A 1974 master of fine arts graduate of the University of Arkansas, New Orleans native Ralph Adamo began publishing poems in national journals while still an undergraduate at Loyola University. He published four books of poems and one of the writings of elderly New Orleanians. He also worked as an associate writer under his old teacher, John William Corrington, on several daytime dramas (notably "Search for Tomorrow" and "Texas") before joining the staff of Gambit—first as a music reporter, later as a general reporter covering political, education, and environmental beats for that weekly paper. He won awards from the New Orleans Press Association for his reporting on education, tax, and hazardous-materials stories, and another for a documentary study of the antique business in New Orleans.

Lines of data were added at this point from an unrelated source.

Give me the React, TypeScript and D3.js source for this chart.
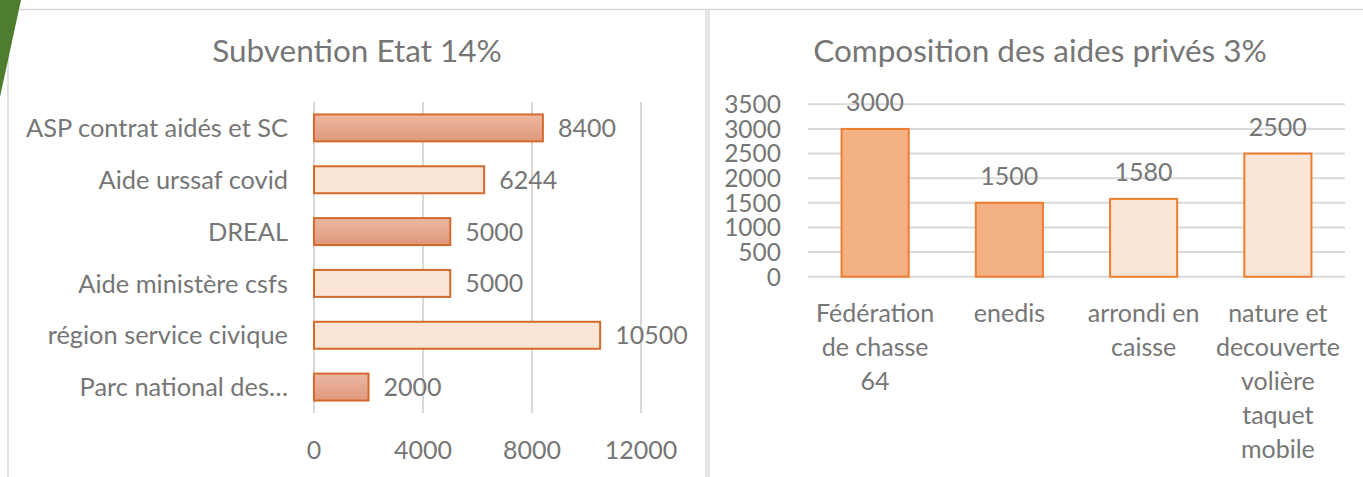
import { useEffect, useRef } from "react";
import * as d3 from "d3";

// Subvention Etat (horizontal bars)
const subCategories = [
  "ASP contrat aidés et SC",
  "Aide urssaf covid",
  "DREAL",
  "Aide ministère csfs",
  "région service civique",
  "Parc national des…",
];
const subValues = [8400, 6244, 5000, 5000, 10500, 2000];
const subTicks = [0, 4000, 8000, 12000];

// Composition des aides privés (vertical bars)
const privCategories = [
  "Fédération de chasse 64",
  "enedis",
  "arrondi en caisse",
  "nature et decouverte volière taquet mobile",
];
const privValues = [3000, 1500, 1580, 2500];
const privTicks = [0, 500, 1000, 1500, 2000, 2500, 3000, 3500];

const W = 1363;
const H = 477;
const FONT = "Lato, 'Open Sans', sans-serif";
const TXT = "#767676";
const GRID = "#d9d9d9";

function wrap(sel, width, lineHeight) {
  sel.each(function () {
    const text = d3.select(this);
    const words = text.text().split(/\s+/);
    const x = text.attr("x");
    const y = text.attr("y");
    text.text(null);
    let line = [];
    let lineNo = 0;
    let tspan = text.append("tspan").attr("x", x).attr("y", y);
    for (const w of words) {
      line.push(w);
      tspan.text(line.join(" "));
      if (tspan.node().getComputedTextLength() > width && line.length > 1) {
        line.pop();
        tspan.text(line.join(" "));
        line = [w];
        lineNo++;
        tspan = text.append("tspan").attr("x", x).attr("y", +y + lineNo * lineHeight).text(w);
      }
    }
  });
}

const App = () => {
  const svgRef = useRef();

  useEffect(() => {
    const svg = d3.select(svgRef.current);
    svg.selectAll("*").remove();

    const defs = svg.append("defs");
    const grad = defs.append("linearGradient")
      .attr("id", "subGrad")
      .attr("x1", 0).attr("y1", 0).attr("x2", 0).attr("y2", 1);
    grad.append("stop").attr("offset", "0%").attr("stop-color", "#ebb8a3");
    grad.append("stop").attr("offset", "100%").attr("stop-color", "#df987b");

    // panel frames
    svg.append("line").attr("x1", 8).attr("x2", W).attr("y1", 9.5).attr("y2", 9.5)
      .attr("stroke", GRID).attr("stroke-width", 1.5);
    svg.append("line").attr("x1", 8).attr("x2", 8).attr("y1", 9.5).attr("y2", H)
      .attr("stroke", GRID).attr("stroke-width", 1.5);
    svg.append("line").attr("x1", 706).attr("x2", 706).attr("y1", 9.5).attr("y2", H)
      .attr("stroke", GRID).attr("stroke-width", 1.5);
    svg.append("line").attr("x1", 708.5).attr("x2", 708.5).attr("y1", 9.5).attr("y2", H)
      .attr("stroke", GRID).attr("stroke-width", 2);

    // ---------- left chart ----------
    const left = svg.append("g");
    left.append("text")
      .attr("x", 357).attr("y", 62)
      .attr("text-anchor", "middle")
      .style("font-size", "31.5px").style("fill", TXT)
      .text("Subvention Etat 14%");

    const x = d3.scaleLinear().domain([0, 12000]).range([314, 641]);
    const y = d3.scaleBand().domain(subCategories).range([102, 413])
      .paddingInner(0.48).paddingOuter(0.24);

    left.append("g")
      .selectAll("line")
      .data(subTicks)
      .join("line")
      .attr("x1", d => x(d)).attr("x2", d => x(d))
      .attr("y1", 102).attr("y2", 413)
      .attr("stroke", GRID).attr("stroke-width", 2);

    left.append("g")
      .selectAll("text")
      .data(subTicks)
      .join("text")
      .attr("x", d => x(d)).attr("y", 459)
      .attr("text-anchor", "middle")
      .style("font-size", "25px").style("fill", TXT)
      .text(d => d);

    const subFills = ["url(#subGrad)", "#fbe5d7", "url(#subGrad)", "#fbe5d7", "#fbe5d7", "url(#subGrad)"];
    left.append("g")
      .selectAll("rect")
      .data(subValues)
      .join("rect")
      .attr("x", x(0))
      .attr("y", (d, i) => y(subCategories[i]))
      .attr("width", d => x(d) - x(0))
      .attr("height", y.bandwidth())
      .attr("fill", (d, i) => subFills[i])
      .attr("stroke", "#d36a2c")
      .attr("stroke-width", 2);

    left.append("g")
      .selectAll("text")
      .data(subCategories)
      .join("text")
      .attr("x", 288)
      .attr("y", d => y(d) + y.bandwidth() / 2)
      .attr("dy", "0.36em")
      .attr("text-anchor", "end")
      .style("font-size", "25.4px").style("fill", TXT)
      .text(d => d);

    left.append("g")
      .selectAll("text")
      .data(subValues)
      .join("text")
      .attr("x", d => x(d) + 15)
      .attr("y", (d, i) => y(subCategories[i]) + y.bandwidth() / 2)
      .attr("dy", "0.36em")
      .style("font-size", "25px").style("fill", TXT)
      .text(d => d);

    // ---------- right chart ----------
    const right = svg.append("g");
    right.append("text")
      .attr("x", 1040).attr("y", 62)
      .attr("text-anchor", "middle")
      .style("font-size", "31.5px").style("fill", TXT)
      .text("Composition des aides privés 3%");

    const xb = d3.scaleBand().domain(privCategories).range([808, 1345])
      .paddingInner(0.5).paddingOuter(0.25);
    const yl = d3.scaleLinear().domain([0, 3500]).range([276.7, 104.3]);

    right.append("g")
      .selectAll("line")
      .data(privTicks)
      .join("line")
      .attr("x1", 808).attr("x2", 1345)
      .attr("y1", d => yl(d)).attr("y2", d => yl(d))
      .attr("stroke", GRID).attr("stroke-width", 2);

    right.append("g")
      .selectAll("text")
      .data(privTicks)
      .join("text")
      .attr("x", 781).attr("y", d => yl(d))
      .attr("dy", "0.36em")
      .attr("text-anchor", "end")
      .style("font-size", "24.5px").style("fill", TXT)
      .text(d => d);

    const privFills = ["#f4b183", "#f4b183", "#fbe5d6", "#fbe5d6"];
    right.append("g")
      .selectAll("rect")
      .data(privValues)
      .join("rect")
      .attr("x", (d, i) => xb(privCategories[i]))
      .attr("y", d => yl(d))
      .attr("width", xb.bandwidth())
      .attr("height", d => yl(0) - yl(d))
      .attr("fill", (d, i) => privFills[i])
      .attr("stroke", "#ed7d31")
      .attr("stroke-width", 2);

    right.append("g")
      .selectAll("text")
      .data(privValues)
      .join("text")
      .attr("x", (d, i) => xb(privCategories[i]) + xb.bandwidth() / 2)
      .attr("y", d => yl(d) - 18)
      .attr("text-anchor", "middle")
      .style("font-size", "25px").style("fill", TXT)
      .text(d => d);

    right.append("g")
      .selectAll("text")
      .data(privCategories)
      .join("text")
      .attr("x", d => xb(d) + xb.bandwidth() / 2)
      .attr("y", 322)
      .attr("text-anchor", "middle")
      .style("font-size", "25px").style("fill", TXT)
      .text(d => d)
      .call(wrap, 130, 34);

    // green corner shape
    svg.append("polygon")
      .attr("points", "0,0 21,0 0,97")
      .attr("fill", "#4e7d30");

    return () => {
      svg.selectAll("*").remove();
    };
  }, []);

  return (
    <svg
      ref={svgRef}
      width={W}
      height={H}
      style={{ position: "absolute", left: 0, top: 0, background: "#fff", fontFamily: FONT }}
    ></svg>
  );
};

export default App;
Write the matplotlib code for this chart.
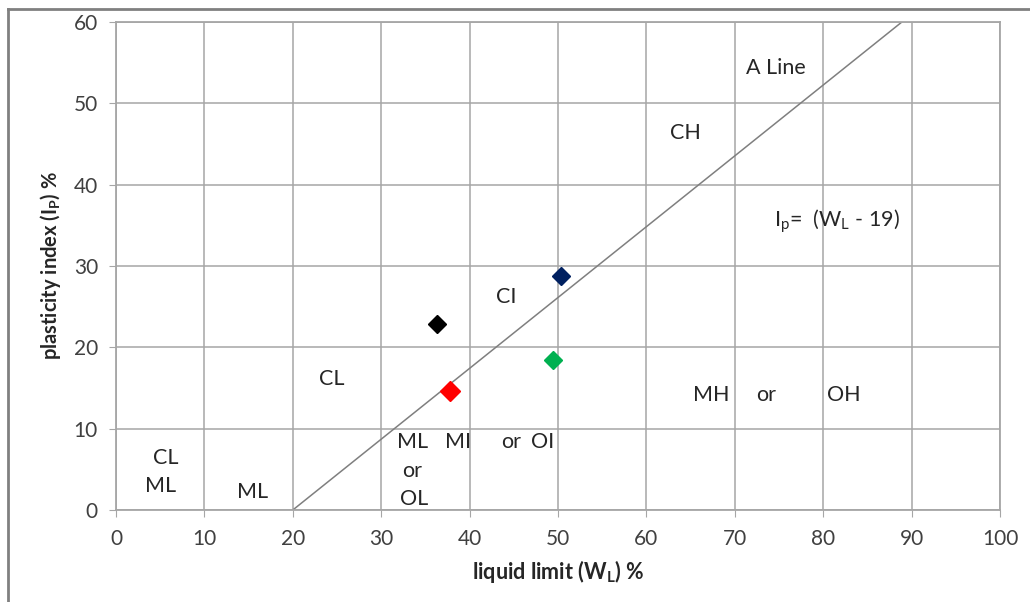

In the late 1980s, he began his university teaching career as the journalism professor in the University of New Orleans English Department, where he also advised the weekly student newspaper, Driftwood. In that capacity, he was ultimately fired by the chancellor of UNO when student reporters proved relentless in their pursuit of stories of the chancellor's malfeasance. (Ten years after Adamo's firing, the chancellor was finally forced to step down for the very activity student reporters had been trying to prove: that he routinely accessed UNO Foundation money for his personal use.) In 1989, his fifth book of poems, Hanoi Rose, was published.
In the 1990s, Adamo taught creative writing at Loyola University and edited the national literary journal New Orleans Review. He turned his attention more seriously to poetry in this period, publishing regularly and winning several prizes (among them the first Marble Faun Prize from the Pirate's Alley Faulkner Society). After Loyola, he worked at the New Orleans HBCU, Dillard University, as a speechwriter to the president.
In 2002, he published a new and selected volume of poems, Waterblind (Portals Press). In 2003, he was awarded a National Endowment for the Arts Fellowship in Poetry.
For the four years before Katrina, Adamo returned to the classroom, teaching creative writing three days a week in a public middle school for the arts called New Orleans Center for Creative Arts Academy, as well as full-time as an English professor at Louisiana State University and part-time at Tulane University. Katrina ended all of his employment, and the post-Katrina manipulation by state authorities of the Orleans Parish public schools reawakened in him a passion for investigative journalism, a career he had pursued as a reporter (for Gambit) in the 1980s and taught in the early 1990s at the University of New Orleans.
Since being awarded an OSI Katrina Media Fellowship in 2006, he has pursued the long-running, constantly developing story of the rebuilding of public education in New Orleans, a story with enormous national implications, seen by politicians and educators as a model for how urban school systems, mired in intractable problems, might be re-invented.
Ralph Adamo lives in New Orleans with his wife Kay, and their two children, Jack, six, and Lily, four. Jack attends one of the schools in the grand experiment that is the reinvention of the New Orleans public school system, making the issues of education all the more personal.